Start of DATA SEGMENT
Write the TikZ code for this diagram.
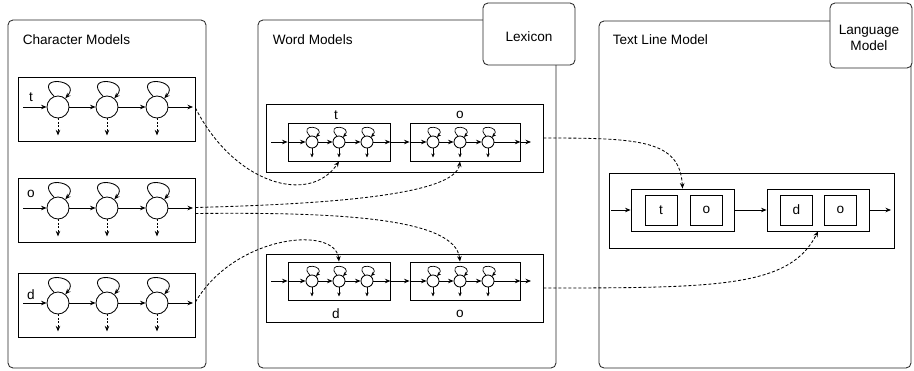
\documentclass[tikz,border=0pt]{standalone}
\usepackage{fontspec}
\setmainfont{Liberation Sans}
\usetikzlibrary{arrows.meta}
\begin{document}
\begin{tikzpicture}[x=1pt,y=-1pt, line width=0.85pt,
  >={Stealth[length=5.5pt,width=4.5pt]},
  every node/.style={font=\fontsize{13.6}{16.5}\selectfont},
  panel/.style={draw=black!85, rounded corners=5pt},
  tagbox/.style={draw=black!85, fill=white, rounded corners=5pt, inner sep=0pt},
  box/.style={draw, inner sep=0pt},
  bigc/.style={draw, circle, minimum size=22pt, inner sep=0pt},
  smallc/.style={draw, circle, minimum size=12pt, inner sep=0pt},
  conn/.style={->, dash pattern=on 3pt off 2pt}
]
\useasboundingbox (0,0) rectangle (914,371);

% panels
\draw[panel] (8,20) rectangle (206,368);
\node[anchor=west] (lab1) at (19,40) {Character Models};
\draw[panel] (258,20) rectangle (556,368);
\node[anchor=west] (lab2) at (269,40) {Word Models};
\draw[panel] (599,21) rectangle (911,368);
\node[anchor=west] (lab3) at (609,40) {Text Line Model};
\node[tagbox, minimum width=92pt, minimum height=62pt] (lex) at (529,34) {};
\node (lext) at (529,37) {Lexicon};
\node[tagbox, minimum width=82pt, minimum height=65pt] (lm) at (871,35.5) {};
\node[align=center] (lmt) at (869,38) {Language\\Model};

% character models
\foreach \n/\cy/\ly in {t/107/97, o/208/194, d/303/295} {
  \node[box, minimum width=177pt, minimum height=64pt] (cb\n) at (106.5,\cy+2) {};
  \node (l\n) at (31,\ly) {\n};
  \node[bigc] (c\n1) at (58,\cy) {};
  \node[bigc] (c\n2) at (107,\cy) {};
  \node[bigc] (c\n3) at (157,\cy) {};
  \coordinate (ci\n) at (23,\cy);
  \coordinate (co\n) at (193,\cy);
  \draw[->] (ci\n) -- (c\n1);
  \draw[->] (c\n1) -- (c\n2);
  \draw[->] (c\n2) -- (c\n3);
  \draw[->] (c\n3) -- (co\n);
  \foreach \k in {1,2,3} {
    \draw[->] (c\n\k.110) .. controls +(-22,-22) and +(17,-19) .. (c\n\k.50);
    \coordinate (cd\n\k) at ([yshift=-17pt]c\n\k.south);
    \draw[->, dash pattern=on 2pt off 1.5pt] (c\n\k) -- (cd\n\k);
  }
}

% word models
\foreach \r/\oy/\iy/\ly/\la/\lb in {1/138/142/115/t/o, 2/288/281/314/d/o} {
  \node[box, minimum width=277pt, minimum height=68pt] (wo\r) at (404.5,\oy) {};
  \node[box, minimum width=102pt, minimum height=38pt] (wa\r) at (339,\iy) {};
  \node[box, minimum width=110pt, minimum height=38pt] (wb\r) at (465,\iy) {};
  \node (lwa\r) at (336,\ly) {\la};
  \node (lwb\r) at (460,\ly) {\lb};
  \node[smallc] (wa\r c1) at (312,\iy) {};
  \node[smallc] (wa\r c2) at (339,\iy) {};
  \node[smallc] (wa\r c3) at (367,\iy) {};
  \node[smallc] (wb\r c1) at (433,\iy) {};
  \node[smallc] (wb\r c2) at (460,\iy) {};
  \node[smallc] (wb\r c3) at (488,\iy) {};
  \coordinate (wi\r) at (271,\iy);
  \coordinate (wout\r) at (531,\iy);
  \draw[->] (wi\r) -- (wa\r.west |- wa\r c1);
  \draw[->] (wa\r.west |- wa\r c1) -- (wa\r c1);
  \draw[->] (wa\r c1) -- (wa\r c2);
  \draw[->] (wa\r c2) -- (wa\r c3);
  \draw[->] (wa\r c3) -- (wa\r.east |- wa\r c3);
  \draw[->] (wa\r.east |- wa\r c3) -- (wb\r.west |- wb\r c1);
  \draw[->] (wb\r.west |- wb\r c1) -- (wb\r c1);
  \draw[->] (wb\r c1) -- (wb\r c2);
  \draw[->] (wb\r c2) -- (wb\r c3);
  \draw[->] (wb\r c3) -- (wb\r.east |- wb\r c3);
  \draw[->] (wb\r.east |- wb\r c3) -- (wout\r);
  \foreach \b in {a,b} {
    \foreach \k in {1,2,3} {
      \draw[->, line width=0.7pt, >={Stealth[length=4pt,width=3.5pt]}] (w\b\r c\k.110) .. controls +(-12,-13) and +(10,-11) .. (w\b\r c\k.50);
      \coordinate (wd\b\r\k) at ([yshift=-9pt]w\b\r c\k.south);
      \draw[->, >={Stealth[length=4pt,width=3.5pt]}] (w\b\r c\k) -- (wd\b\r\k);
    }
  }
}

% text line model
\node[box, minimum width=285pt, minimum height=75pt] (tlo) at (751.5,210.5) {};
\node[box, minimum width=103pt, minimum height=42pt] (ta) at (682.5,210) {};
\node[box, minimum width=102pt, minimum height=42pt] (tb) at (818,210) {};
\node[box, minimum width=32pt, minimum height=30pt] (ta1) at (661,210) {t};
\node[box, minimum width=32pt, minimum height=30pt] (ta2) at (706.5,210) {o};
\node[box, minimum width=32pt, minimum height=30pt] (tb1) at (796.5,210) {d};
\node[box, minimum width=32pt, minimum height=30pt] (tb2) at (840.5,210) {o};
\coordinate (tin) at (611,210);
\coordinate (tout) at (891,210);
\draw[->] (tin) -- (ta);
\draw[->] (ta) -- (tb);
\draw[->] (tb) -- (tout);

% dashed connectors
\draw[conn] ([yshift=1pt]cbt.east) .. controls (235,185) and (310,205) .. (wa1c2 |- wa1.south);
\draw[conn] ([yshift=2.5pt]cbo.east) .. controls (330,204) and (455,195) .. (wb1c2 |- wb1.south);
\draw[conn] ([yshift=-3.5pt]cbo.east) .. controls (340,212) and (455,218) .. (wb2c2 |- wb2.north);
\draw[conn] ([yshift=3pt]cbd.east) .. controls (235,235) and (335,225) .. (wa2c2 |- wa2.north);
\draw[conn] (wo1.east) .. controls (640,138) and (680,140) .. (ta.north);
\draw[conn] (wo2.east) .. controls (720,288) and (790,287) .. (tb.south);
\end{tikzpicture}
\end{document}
End of DATA SEGMENT
◆ TASK PROMPT
Reproduce the listing above exactly, excluding all pictures.

◆ WRITTEN RESPONSE
Write the TikZ code for this diagram.
\documentclass[tikz,border=0pt]{standalone}
\usepackage{fontspec}
\setmainfont{Liberation Sans}
\usetikzlibrary{arrows.meta}
\begin{document}
\begin{tikzpicture}[x=1pt,y=-1pt, line width=0.85pt,
  >={Stealth[length=5.5pt,width=4.5pt]},
  every node/.style={font=\fontsize{13.6}{16.5}\selectfont},
  panel/.style={draw=black!85, rounded corners=5pt},
  tagbox/.style={draw=black!85, fill=white, rounded corners=5pt, inner sep=0pt},
  box/.style={draw, inner sep=0pt},
  bigc/.style={draw, circle, minimum size=22pt, inner sep=0pt},
  smallc/.style={draw, circle, minimum size=12pt, inner sep=0pt},
  conn/.style={->, dash pattern=on 3pt off 2pt}
]
\useasboundingbox (0,0) rectangle (914,371);

% panels
\draw[panel] (8,20) rectangle (206,368);
\node[anchor=west] (lab1) at (19,40) {Character Models};
\draw[panel] (258,20) rectangle (556,368);
\node[anchor=west] (lab2) at (269,40) {Word Models};
\draw[panel] (599,21) rectangle (911,368);
\node[anchor=west] (lab3) at (609,40) {Text Line Model};
\node[tagbox, minimum width=92pt, minimum height=62pt] (lex) at (529,34) {};
\node (lext) at (529,37) {Lexicon};
\node[tagbox, minimum width=82pt, minimum height=65pt] (lm) at (871,35.5) {};
\node[align=center] (lmt) at (869,38) {Language\\Model};

% character models
\foreach \n/\cy/\ly in {t/107/97, o/208/194, d/303/295} {
  \node[box, minimum width=177pt, minimum height=64pt] (cb\n) at (106.5,\cy+2) {};
  \node (l\n) at (31,\ly) {\n};
  \node[bigc] (c\n1) at (58,\cy) {};
  \node[bigc] (c\n2) at (107,\cy) {};
  \node[bigc] (c\n3) at (157,\cy) {};
  \coordinate (ci\n) at (23,\cy);
  \coordinate (co\n) at (193,\cy);
  \draw[->] (ci\n) -- (c\n1);
  \draw[->] (c\n1) -- (c\n2);
  \draw[->] (c\n2) -- (c\n3);
  \draw[->] (c\n3) -- (co\n);
  \foreach \k in {1,2,3} {
    \draw[->] (c\n\k.110) .. controls +(-22,-22) and +(17,-19) .. (c\n\k.50);
    \coordinate (cd\n\k) at ([yshift=-17pt]c\n\k.south);
    \draw[->, dash pattern=on 2pt off 1.5pt] (c\n\k) -- (cd\n\k);
  }
}

% word models
\foreach \r/\oy/\iy/\ly/\la/\lb in {1/138/142/115/t/o, 2/288/281/314/d/o} {
  \node[box, minimum width=277pt, minimum height=68pt] (wo\r) at (404.5,\oy) {};
  \node[box, minimum width=102pt, minimum height=38pt] (wa\r) at (339,\iy) {};
  \node[box, minimum width=110pt, minimum height=38pt] (wb\r) at (465,\iy) {};
  \node (lwa\r) at (336,\ly) {\la};
  \node (lwb\r) at (460,\ly) {\lb};
  \node[smallc] (wa\r c1) at (312,\iy) {};
  \node[smallc] (wa\r c2) at (339,\iy) {};
  \node[smallc] (wa\r c3) at (367,\iy) {};
  \node[smallc] (wb\r c1) at (433,\iy) {};
  \node[smallc] (wb\r c2) at (460,\iy) {};
  \node[smallc] (wb\r c3) at (488,\iy) {};
  \coordinate (wi\r) at (271,\iy);
  \coordinate (wout\r) at (531,\iy);
  \draw[->] (wi\r) -- (wa\r.west |- wa\r c1);
  \draw[->] (wa\r.west |- wa\r c1) -- (wa\r c1);
  \draw[->] (wa\r c1) -- (wa\r c2);
  \draw[->] (wa\r c2) -- (wa\r c3);
  \draw[->] (wa\r c3) -- (wa\r.east |- wa\r c3);
  \draw[->] (wa\r.east |- wa\r c3) -- (wb\r.west |- wb\r c1);
  \draw[->] (wb\r.west |- wb\r c1) -- (wb\r c1);
  \draw[->] (wb\r c1) -- (wb\r c2);
  \draw[->] (wb\r c2) -- (wb\r c3);
  \draw[->] (wb\r c3) -- (wb\r.east |- wb\r c3);
  \draw[->] (wb\r.east |- wb\r c3) -- (wout\r);
  \foreach \b in {a,b} {
    \foreach \k in {1,2,3} {
      \draw[->, line width=0.7pt, >={Stealth[length=4pt,width=3.5pt]}] (w\b\r c\k.110) .. controls +(-12,-13) and +(10,-11) .. (w\b\r c\k.50);
      \coordinate (wd\b\r\k) at ([yshift=-9pt]w\b\r c\k.south);
      \draw[->, >={Stealth[length=4pt,width=3.5pt]}] (w\b\r c\k) -- (wd\b\r\k);
    }
  }
}

% text line model
\node[box, minimum width=285pt, minimum height=75pt] (tlo) at (751.5,210.5) {};
\node[box, minimum width=103pt, minimum height=42pt] (ta) at (682.5,210) {};
\node[box, minimum width=102pt, minimum height=42pt] (tb) at (818,210) {};
\node[box, minimum width=32pt, minimum height=30pt] (ta1) at (661,210) {t};
\node[box, minimum width=32pt, minimum height=30pt] (ta2) at (706.5,210) {o};
\node[box, minimum width=32pt, minimum height=30pt] (tb1) at (796.5,210) {d};
\node[box, minimum width=32pt, minimum height=30pt] (tb2) at (840.5,210) {o};
\coordinate (tin) at (611,210);
\coordinate (tout) at (891,210);
\draw[->] (tin) -- (ta);
\draw[->] (ta) -- (tb);
\draw[->] (tb) -- (tout);

% dashed connectors
\draw[conn] ([yshift=1pt]cbt.east) .. controls (235,185) and (310,205) .. (wa1c2 |- wa1.south);
\draw[conn] ([yshift=2.5pt]cbo.east) .. controls (330,204) and (455,195) .. (wb1c2 |- wb1.south);
\draw[conn] ([yshift=-3.5pt]cbo.east) .. controls (340,212) and (455,218) .. (wb2c2 |- wb2.north);
\draw[conn] ([yshift=3pt]cbd.east) .. controls (235,235) and (335,225) .. (wa2c2 |- wa2.north);
\draw[conn] (wo1.east) .. controls (640,138) and (680,140) .. (ta.north);
\draw[conn] (wo2.east) .. controls (720,288) and (790,287) .. (tb.south);
\end{tikzpicture}
\end{document}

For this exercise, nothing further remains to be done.